- Data for this exercise
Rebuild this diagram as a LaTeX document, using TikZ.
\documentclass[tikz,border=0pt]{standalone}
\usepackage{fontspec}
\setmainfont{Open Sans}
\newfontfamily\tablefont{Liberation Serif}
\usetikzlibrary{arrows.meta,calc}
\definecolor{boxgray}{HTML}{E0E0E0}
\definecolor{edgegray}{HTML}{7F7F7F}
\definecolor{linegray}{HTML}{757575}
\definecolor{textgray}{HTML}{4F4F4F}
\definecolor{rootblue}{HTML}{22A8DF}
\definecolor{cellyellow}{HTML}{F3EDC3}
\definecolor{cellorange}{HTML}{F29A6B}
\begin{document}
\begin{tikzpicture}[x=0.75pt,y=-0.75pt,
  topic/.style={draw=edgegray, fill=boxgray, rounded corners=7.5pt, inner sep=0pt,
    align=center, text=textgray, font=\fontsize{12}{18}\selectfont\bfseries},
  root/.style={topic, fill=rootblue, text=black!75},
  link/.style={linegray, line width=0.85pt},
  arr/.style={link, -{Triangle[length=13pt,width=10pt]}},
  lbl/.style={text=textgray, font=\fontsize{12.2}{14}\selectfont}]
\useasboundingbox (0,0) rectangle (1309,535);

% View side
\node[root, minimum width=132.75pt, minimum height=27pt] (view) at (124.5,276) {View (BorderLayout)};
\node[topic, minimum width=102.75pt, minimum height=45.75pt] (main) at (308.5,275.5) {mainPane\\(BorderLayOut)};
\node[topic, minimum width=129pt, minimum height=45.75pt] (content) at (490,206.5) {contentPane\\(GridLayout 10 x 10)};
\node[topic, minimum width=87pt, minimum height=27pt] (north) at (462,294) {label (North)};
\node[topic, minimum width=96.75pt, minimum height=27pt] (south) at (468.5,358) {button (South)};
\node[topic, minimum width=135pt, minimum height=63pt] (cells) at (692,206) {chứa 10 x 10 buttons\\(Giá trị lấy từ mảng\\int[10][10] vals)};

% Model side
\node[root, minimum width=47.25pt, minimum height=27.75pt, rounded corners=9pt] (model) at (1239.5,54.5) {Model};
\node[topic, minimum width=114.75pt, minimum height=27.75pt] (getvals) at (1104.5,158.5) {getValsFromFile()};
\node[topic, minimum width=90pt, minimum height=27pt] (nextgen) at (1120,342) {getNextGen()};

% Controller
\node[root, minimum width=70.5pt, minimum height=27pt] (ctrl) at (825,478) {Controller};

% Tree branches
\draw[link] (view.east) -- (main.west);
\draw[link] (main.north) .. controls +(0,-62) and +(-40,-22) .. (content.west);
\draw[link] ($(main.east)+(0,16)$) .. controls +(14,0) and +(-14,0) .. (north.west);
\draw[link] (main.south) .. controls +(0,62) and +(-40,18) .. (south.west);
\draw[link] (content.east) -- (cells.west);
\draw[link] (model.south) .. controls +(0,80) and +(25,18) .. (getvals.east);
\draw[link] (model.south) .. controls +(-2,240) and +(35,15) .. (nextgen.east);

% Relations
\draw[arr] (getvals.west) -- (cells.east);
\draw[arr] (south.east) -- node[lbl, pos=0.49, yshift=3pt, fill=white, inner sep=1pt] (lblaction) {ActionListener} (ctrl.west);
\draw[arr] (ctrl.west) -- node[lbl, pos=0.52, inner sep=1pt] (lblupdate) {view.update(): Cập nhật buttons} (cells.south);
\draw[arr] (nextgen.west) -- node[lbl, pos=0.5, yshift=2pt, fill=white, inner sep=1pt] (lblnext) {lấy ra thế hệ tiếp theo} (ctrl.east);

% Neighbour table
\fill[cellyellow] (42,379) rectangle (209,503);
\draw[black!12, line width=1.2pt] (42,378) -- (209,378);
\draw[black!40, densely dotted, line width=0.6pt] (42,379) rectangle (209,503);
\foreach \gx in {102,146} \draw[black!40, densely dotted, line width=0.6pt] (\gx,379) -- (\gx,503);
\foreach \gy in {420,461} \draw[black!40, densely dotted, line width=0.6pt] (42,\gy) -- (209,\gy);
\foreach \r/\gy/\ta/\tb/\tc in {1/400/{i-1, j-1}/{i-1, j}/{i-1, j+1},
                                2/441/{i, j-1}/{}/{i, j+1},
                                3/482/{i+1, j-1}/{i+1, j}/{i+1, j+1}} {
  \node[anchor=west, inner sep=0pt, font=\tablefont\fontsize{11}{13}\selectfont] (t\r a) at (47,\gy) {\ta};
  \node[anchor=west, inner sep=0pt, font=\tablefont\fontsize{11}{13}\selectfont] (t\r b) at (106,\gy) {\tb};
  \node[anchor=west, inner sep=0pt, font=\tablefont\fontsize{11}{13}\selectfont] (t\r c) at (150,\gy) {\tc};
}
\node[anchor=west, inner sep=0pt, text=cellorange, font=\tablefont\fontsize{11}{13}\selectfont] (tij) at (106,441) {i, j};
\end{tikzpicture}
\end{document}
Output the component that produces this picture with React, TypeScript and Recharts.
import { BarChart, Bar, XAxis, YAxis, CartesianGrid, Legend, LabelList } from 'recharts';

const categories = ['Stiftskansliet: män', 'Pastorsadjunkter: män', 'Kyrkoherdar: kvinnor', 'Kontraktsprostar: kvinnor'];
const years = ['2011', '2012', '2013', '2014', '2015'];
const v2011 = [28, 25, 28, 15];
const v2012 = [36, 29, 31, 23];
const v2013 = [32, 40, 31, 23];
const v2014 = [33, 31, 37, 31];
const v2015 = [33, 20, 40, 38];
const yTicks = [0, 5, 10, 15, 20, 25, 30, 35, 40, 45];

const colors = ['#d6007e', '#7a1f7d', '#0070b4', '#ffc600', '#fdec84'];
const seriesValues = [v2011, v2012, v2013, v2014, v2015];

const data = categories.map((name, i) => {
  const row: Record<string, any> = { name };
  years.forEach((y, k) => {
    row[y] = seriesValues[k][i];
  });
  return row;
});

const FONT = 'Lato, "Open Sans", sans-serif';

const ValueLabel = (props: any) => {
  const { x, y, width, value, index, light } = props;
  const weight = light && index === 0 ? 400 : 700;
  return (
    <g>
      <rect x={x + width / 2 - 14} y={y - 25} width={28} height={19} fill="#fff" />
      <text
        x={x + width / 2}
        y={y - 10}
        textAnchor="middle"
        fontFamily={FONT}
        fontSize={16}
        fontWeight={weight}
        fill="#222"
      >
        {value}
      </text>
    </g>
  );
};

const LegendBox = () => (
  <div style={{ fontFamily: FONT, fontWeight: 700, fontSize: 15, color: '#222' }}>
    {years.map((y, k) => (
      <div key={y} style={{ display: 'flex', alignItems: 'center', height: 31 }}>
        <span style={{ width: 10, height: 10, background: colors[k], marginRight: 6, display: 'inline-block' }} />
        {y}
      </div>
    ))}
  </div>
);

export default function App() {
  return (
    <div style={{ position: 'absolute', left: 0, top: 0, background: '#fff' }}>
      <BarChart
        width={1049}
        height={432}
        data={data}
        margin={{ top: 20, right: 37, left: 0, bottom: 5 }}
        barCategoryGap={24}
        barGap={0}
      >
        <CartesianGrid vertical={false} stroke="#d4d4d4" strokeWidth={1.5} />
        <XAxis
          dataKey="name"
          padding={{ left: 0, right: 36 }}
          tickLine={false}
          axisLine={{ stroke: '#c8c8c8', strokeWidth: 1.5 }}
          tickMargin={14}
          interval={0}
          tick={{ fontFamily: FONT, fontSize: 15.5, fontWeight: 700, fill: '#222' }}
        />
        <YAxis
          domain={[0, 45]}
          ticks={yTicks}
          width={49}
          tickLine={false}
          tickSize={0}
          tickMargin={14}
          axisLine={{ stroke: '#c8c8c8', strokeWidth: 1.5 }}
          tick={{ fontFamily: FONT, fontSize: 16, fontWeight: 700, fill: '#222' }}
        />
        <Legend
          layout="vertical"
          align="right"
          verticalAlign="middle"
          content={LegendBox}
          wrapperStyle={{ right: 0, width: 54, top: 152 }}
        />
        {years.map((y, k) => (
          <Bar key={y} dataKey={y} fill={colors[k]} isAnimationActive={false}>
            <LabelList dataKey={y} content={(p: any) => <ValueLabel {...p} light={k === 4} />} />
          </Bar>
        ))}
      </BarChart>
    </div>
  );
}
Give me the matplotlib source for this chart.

- Written instruction
Stopping at the line containing "(0,0) rectangle (1309,535);", please repeat exactly every line from the very start of the entries, that line included, and nothing more.

- Answer to this problem
Rebuild this diagram as a LaTeX document, using TikZ.
\documentclass[tikz,border=0pt]{standalone}
\usepackage{fontspec}
\setmainfont{Open Sans}
\newfontfamily\tablefont{Liberation Serif}
\usetikzlibrary{arrows.meta,calc}
\definecolor{boxgray}{HTML}{E0E0E0}
\definecolor{edgegray}{HTML}{7F7F7F}
\definecolor{linegray}{HTML}{757575}
\definecolor{textgray}{HTML}{4F4F4F}
\definecolor{rootblue}{HTML}{22A8DF}
\definecolor{cellyellow}{HTML}{F3EDC3}
\definecolor{cellorange}{HTML}{F29A6B}
\begin{document}
\begin{tikzpicture}[x=0.75pt,y=-0.75pt,
  topic/.style={draw=edgegray, fill=boxgray, rounded corners=7.5pt, inner sep=0pt,
    align=center, text=textgray, font=\fontsize{12}{18}\selectfont\bfseries},
  root/.style={topic, fill=rootblue, text=black!75},
  link/.style={linegray, line width=0.85pt},
  arr/.style={link, -{Triangle[length=13pt,width=10pt]}},
  lbl/.style={text=textgray, font=\fontsize{12.2}{14}\selectfont}]
\useasboundingbox (0,0) rectangle (1309,535);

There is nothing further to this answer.